*To do*. Out of the lines below, please list those that hold the string "React".

-- begin --

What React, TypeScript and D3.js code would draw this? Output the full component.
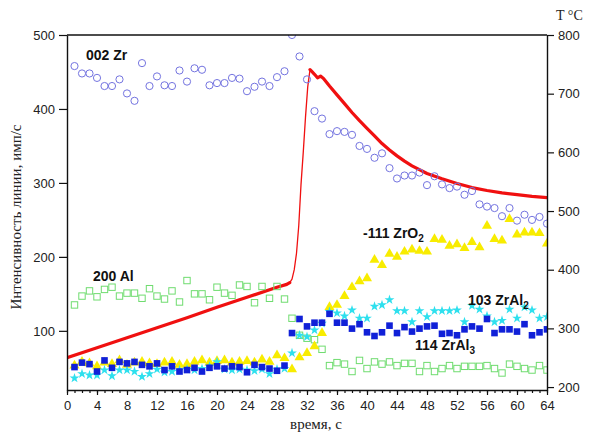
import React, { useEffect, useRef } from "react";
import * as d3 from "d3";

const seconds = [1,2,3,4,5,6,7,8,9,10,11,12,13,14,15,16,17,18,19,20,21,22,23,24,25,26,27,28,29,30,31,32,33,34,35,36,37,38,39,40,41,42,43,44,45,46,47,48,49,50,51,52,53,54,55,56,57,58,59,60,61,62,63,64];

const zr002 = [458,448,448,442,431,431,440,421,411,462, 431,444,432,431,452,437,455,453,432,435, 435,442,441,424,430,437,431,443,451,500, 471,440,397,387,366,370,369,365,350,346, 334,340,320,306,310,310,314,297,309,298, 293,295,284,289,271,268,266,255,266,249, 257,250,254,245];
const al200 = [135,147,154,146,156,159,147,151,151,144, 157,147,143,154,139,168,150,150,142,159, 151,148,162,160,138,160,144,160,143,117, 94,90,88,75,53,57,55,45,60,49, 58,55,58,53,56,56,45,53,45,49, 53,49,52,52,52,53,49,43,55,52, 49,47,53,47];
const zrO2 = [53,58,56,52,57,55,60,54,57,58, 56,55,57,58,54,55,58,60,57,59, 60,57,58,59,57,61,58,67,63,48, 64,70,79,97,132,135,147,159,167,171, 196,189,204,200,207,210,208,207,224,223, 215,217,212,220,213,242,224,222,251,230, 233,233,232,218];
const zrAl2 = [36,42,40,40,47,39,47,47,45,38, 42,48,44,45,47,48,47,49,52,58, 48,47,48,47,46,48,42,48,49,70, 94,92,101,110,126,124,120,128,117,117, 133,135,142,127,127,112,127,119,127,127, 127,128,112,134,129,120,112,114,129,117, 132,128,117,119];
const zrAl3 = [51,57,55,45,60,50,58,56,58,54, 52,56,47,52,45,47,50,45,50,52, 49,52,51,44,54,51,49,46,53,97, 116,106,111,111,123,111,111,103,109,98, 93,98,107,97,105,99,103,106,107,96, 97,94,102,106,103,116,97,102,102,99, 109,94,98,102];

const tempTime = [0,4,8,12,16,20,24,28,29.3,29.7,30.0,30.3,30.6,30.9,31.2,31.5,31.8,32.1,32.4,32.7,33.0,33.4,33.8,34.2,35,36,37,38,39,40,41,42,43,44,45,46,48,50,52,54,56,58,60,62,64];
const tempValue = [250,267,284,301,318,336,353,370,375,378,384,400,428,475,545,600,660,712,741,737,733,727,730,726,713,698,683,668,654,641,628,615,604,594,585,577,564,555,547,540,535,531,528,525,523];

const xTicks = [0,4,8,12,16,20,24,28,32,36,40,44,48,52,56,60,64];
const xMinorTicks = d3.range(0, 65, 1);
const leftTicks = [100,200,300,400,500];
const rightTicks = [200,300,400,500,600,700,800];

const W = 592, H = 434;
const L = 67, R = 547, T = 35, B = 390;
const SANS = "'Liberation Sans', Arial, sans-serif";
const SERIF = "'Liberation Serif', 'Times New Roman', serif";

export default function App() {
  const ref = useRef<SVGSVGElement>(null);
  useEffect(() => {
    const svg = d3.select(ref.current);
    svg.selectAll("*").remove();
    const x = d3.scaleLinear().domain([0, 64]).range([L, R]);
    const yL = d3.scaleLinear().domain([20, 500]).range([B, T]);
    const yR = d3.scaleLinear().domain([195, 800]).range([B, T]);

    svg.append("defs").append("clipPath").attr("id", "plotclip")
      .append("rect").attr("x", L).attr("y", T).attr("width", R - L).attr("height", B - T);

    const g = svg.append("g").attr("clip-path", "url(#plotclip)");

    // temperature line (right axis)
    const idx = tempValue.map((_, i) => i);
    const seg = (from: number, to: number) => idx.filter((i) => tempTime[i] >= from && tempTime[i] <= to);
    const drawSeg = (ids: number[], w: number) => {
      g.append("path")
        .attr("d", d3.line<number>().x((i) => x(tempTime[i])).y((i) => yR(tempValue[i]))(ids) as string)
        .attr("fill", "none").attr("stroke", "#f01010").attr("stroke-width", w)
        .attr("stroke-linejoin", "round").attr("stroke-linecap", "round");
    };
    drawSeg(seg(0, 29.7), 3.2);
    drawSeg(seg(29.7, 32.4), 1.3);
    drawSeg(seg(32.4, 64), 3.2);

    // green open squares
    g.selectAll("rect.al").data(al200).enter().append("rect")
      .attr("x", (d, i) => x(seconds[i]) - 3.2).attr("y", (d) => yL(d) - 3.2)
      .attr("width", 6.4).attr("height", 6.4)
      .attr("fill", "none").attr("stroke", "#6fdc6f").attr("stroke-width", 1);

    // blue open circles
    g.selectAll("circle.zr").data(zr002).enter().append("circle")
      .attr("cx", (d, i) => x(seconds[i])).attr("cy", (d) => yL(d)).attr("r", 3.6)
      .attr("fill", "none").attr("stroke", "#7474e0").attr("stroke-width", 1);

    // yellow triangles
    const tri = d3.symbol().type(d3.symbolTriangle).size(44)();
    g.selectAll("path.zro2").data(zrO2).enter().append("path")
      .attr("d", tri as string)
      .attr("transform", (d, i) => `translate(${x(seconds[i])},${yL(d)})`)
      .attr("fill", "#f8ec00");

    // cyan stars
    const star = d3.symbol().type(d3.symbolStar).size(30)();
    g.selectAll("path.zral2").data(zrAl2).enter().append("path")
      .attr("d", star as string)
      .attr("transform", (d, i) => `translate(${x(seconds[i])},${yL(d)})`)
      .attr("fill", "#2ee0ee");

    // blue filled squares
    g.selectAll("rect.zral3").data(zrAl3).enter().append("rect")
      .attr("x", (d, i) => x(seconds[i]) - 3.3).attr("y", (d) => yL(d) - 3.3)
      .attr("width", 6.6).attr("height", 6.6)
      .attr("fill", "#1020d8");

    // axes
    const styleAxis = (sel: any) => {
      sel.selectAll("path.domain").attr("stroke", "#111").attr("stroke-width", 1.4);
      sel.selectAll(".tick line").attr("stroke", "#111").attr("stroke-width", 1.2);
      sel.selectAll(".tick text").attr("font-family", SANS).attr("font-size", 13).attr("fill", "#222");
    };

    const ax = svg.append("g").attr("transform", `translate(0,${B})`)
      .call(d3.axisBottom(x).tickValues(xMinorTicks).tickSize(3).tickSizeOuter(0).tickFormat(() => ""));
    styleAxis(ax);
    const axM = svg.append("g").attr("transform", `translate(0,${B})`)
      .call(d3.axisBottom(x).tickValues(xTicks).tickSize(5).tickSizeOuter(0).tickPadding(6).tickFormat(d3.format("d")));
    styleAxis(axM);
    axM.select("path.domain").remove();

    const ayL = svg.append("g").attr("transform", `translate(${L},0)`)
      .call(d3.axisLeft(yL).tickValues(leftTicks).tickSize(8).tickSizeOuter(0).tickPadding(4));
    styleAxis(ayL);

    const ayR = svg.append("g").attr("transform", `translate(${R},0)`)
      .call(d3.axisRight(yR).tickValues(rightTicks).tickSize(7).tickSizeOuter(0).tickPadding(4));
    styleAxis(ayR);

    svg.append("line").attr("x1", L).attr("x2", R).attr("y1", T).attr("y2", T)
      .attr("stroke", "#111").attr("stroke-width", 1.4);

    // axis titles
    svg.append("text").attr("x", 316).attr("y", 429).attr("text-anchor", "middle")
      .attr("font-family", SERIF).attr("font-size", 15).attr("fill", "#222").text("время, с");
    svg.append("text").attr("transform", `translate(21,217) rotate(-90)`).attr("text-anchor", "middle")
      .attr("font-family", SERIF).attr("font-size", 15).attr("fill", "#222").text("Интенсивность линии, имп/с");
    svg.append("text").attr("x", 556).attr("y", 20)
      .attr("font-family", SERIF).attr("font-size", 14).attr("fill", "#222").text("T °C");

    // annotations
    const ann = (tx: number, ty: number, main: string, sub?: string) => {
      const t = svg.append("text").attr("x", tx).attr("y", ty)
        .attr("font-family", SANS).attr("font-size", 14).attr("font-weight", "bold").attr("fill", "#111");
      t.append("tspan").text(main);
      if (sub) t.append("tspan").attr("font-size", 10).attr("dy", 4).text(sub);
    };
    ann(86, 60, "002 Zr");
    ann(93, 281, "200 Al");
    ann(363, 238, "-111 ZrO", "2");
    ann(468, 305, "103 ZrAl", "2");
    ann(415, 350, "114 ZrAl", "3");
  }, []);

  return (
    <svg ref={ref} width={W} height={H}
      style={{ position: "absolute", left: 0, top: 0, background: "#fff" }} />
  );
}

-- end --

*Result of the task*.
What React, TypeScript and D3.js code would draw this? Output the full component.
import React, { useEffect, useRef } from "react";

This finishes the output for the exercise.